Director: John Erick Dowdle
Writer: Drew Dowdle, John Erick Dowdle
Cast: Stacy Chbosky, Ben Messmer, Samantha Robson, Ivar Brogger, Lou George
When hundreds of videotapes showing torture, murder and dismemberment are found in an abandoned house, they reveal a serial killer's decade-long reign of terror and become the most disturbing collection of evidence homicide detectives have ever seen.

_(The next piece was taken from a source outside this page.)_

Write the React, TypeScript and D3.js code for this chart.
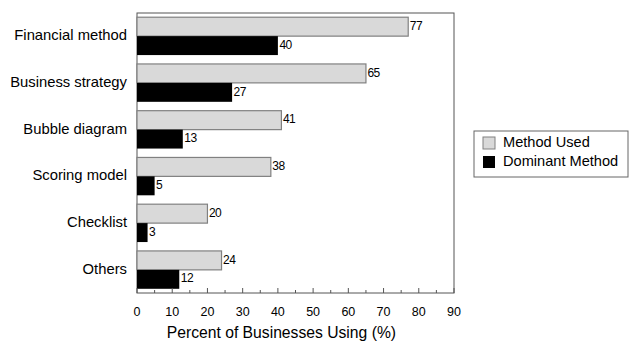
import { useEffect, useRef } from "react";
import * as d3 from "d3";

const categories = [
  "Financial method",
  "Business strategy",
  "Bubble diagram",
  "Scoring model",
  "Checklist",
  "Others",
];
const methodUsed = [77, 65, 41, 38, 20, 24];
const dominantMethod = [40, 27, 13, 5, 3, 12];
const xTicks = [0, 10, 20, 30, 40, 50, 60, 70, 80, 90];
const seriesNames = ["Method Used", "Dominant Method"];
const seriesFill = ["#d9d9d9", "#000000"];

const W = 640;
const H = 353;
const FONT = "'Liberation Sans', Arial, sans-serif";

export default function App() {
  const svgRef = useRef<SVGSVGElement>(null);

  useEffect(() => {
    if (!svgRef.current) return;
    const svg = d3.select(svgRef.current);
    svg.selectAll("*").remove();

    const margin = { left: 137, right: 186, top: 13, bottom: 60 };
    const x = d3
      .scaleLinear()
      .domain([0, 90])
      .range([margin.left, W - margin.right]);
    const y = d3
      .scaleBand<string>()
      .domain(categories)
      .range([margin.top, H - margin.bottom])
      .paddingInner(0.19)
      .paddingOuter(0.09);
    const sub = d3
      .scaleBand<number>()
      .domain([0, 1])
      .range([0, y.bandwidth()]);

    const g = svg.append("g");

    // frame
    g.append("rect")
      .attr("x", x(0))
      .attr("y", margin.top)
      .attr("width", x(90) - x(0))
      .attr("height", H - margin.bottom - margin.top)
      .attr("fill", "white")
      .attr("stroke", "#555")
      .attr("stroke-width", 1);

    const series = [methodUsed, dominantMethod];
    series.forEach((vals, si) => {
      g.selectAll(`.bar-${si}`)
        .data(categories)
        .join("rect")
        .attr("x", x(0))
        .attr("y", (c) => (y(c) || 0) + (sub(si) || 0))
        .attr("width", (_c, i) => x(vals[i]) - x(0))
        .attr("height", sub.bandwidth())
        .attr("fill", seriesFill[si])
        .attr("stroke", si === 0 ? "#808080" : "none")
        .attr("stroke-width", 1.2);

      g.selectAll(`.val-${si}`)
        .data(categories)
        .join("text")
        .attr("x", (_c, i) => x(vals[i]) + 1.5)
        .attr("y", (c) => (y(c) || 0) + (sub(si) || 0) + sub.bandwidth() / 2)
        .attr("dominant-baseline", "middle")
        .style("font-family", FONT)
        .style("font-size", "12px")
        .style("letter-spacing", "-0.5px")
        .attr("fill", "#000")
        .text((_c, i) => vals[i]);
    });

    // category labels
    g.selectAll(".cat")
      .data(categories)
      .join("text")
      .attr("x", x(0) - 10)
      .attr("y", (c) => (y(c) || 0) + y.bandwidth() / 2)
      .attr("text-anchor", "end")
      .attr("dominant-baseline", "middle")
      .style("font-family", FONT)
      .style("font-size", "14.8px")
      .attr("fill", "#000")
      .text((c) => c);

    // x ticks pointing inward
    const y0 = H - margin.bottom;
    const minor = d3.range(5, 90, 10);
    g.selectAll(".tmaj")
      .data(xTicks)
      .join("line")
      .attr("x1", (d) => x(d))
      .attr("x2", (d) => x(d))
      .attr("y1", y0)
      .attr("y2", y0 - 5)
      .attr("stroke", "#555");
    g.selectAll(".tmin")
      .data(minor)
      .join("line")
      .attr("x1", (d) => x(d))
      .attr("x2", (d) => x(d))
      .attr("y1", y0)
      .attr("y2", y0 - 3)
      .attr("stroke", "#555");
    g.selectAll(".tlab")
      .data(xTicks)
      .join("text")
      .attr("x", (d) => x(d))
      .attr("y", y0 + 23)
      .attr("text-anchor", "middle")
      .style("font-family", FONT)
      .style("font-size", "12.5px")
      .attr("fill", "#000")
      .text((d) => d);

    g.append("text")
      .attr("x", x(41))
      .attr("y", y0 + 45)
      .attr("text-anchor", "middle")
      .style("font-family", FONT)
      .style("font-size", "15.7px")
      .attr("fill", "#000")
      .text("Percent of Businesses Using (%)");

    // legend
    const lg = g.append("g").attr("transform", "translate(474,131)");
    lg.append("rect")
      .attr("width", 154)
      .attr("height", 46)
      .attr("fill", "white")
      .attr("stroke", "#666");
    seriesNames.forEach((name, i) => {
      lg.append("rect")
        .attr("x", 9)
        .attr("y", 6 + i * 19)
        .attr("width", 12)
        .attr("height", 12)
        .attr("fill", seriesFill[i])
        .attr("stroke", i === 0 ? "#808080" : "none");
      lg.append("text")
        .attr("x", 29)
        .attr("y", 12.5 + i * 19)
        .attr("dominant-baseline", "middle")
        .style("font-family", FONT)
        .style("font-size", "14.6px")
        .attr("fill", "#000")
        .text(name);
    });
  }, []);

  return (
    <svg
      ref={svgRef}
      width={W}
      height={H}
      style={{ position: "absolute", left: 0, top: 0, background: "white" }}
    />
  );
}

To break my long hiatus from doing micro reviews here at cultdbs I had to pick something special to bounce back with and boy does this fit the bill nicely. This was the Dowdle brothers low budget triumph which helped the duo secure a much deserved step up into higher profile film making (they followed this with Quarantine a rather rapid English language remake of Spanish zombie gem [Rec]). Poughkeepsie Tapes employs the same mostly shot on camcorder effect but the plot follows the found video tapes of a still uncaught mass murderer named by the media the Water St Killer. Inter-cut between scenes from the 1000s of unearthed tapes we get documentary styled interviews with Police, Medical staff and the victims family and friends. The films really bleak with its subject matter including child murder, rapes, necrophilia and general all round killing and torture. Must be noted though most of the violence is implied rather than on screen. Which makes it come across more in keeping with Henry: Portrait of a Serial Killer (is it really 22 years old) than say the more visceral entry's in the camcorder-ed horror sub-genre like the August Underground series. Unlike Henry though Poughkeepsie isn't about the killer but the killings and the way society treats these extreme crime cases with a kind of relish (this is best shown without going into too much of a spoiler during a segment the September 9/11 terrorist attacks affect a key moment in the case that the media just don't cover). Bound to be people who can't handle the grainy jumpy video tape technique used, there's also going to be others who just can't stomach the content but thankfully the film as moments that are darkly humorous in the same way TVs Dexter sometimes is. It's always a treat for a viewer like me when a film like Poughkeepsie Tapes surfaces, as it makes sitting through 100's of low budget turkeys feel somewhat justified. It's well scripted and the acting is far better than you usually get at this level. Stacy Chbosky who played surviving captive Cheryl even manages to give the film an amazingly poignant ending as she scratches her head with a now stumped arm and tells the viewers how she was loved by the killer and hoped one day he would return. For a change believe the hype surrounding a small movie and make sure you see this film, as for its budget you won't see better.